Tuesday, May 9, 2000

By LARRY LANGE

SEATTLE POST-INTELLIGENCER REPORTER

A group of animal-rights activists took more than 200 hens from an egg farm at Burlington over the weekend, the latest in a series of raids aimed at freeing animals from human use.

Operators of Dai-Zen Farm confirmed the loss of the hens, which the Animal Liberation Front said were placed in "loving homes."

A handful of activists apparently entered the farm early Sunday and cut the wire on cages to remove the animals, said Martina Chang, daughter of owner Steve Chang.

The farm was the second in Skagit County to be raided by the group, which has freed rabbits and mink in other actions, and once spray-painted an animal research lab in Bellingham.

The Skagit County Sheriff's Office is investigating the incident. Theft, burglary and trespass charges could result.

Skagit County Chief Deputy Harry Hemphill said the loss in chickens was about $1,500. Except for cut wires and broken cages, there was little damage to the henhouse. "There was no graffiti," he said.

But where the civil authorities see a crime, an ALF spokesman said the raid was moral.

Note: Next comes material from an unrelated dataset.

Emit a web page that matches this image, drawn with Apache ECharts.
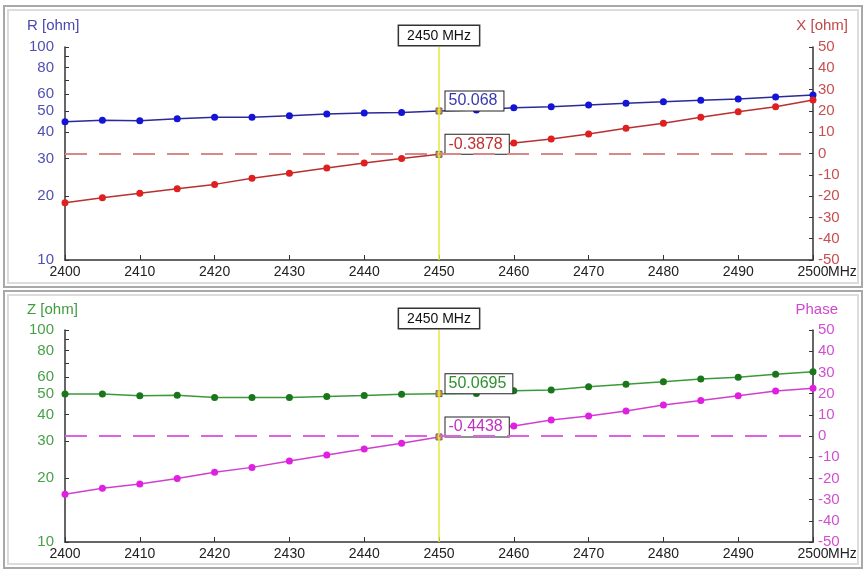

"There is a higher law," said David Barbarash, ALF spokesman in Courtenay, B.C. "Animals are not here for humans to torture."

He said the hens taken from the farm were probably placed on other farms where they'll be in large cages or allowed to roam free, away from the cramped quarters of the egg farm.

Barbarash said the raiders found the animals in "horrid" conditions, living in 11-by-17 inch cages, deprived of food, and surrounded by feces, rats and dead chickens.

Chang, however, said the 84,000 chickens at her family's farm are regularly fed, barns are ventilated, cages are cleaned daily and workers regularly kill rats to keep them from taking over the farm.

"Sometimes these animal rights groups go to extremes," she said. "They trespass on the property and they did some damage to our farm. I guess we're glad to find out who did it."

She said bout 60 cages were damaged and but that they will be repaired and business will continue.

Sunday's raid was the second ALF action in Skagit County in the past two years. The group also took a dozen chickens from the Broadview Egg Farm in September 1998.

Members of the group also took a dozen rabbits from the R & R Research and Rabbitry facility in Stanwood in early January, and later that month freed 60 mink from a farm in Monroe. On Feb. 6, they spray-painted Miller Hall psychology labs at Western Washington University in Bellingham.

Barbarash pledged more such actions.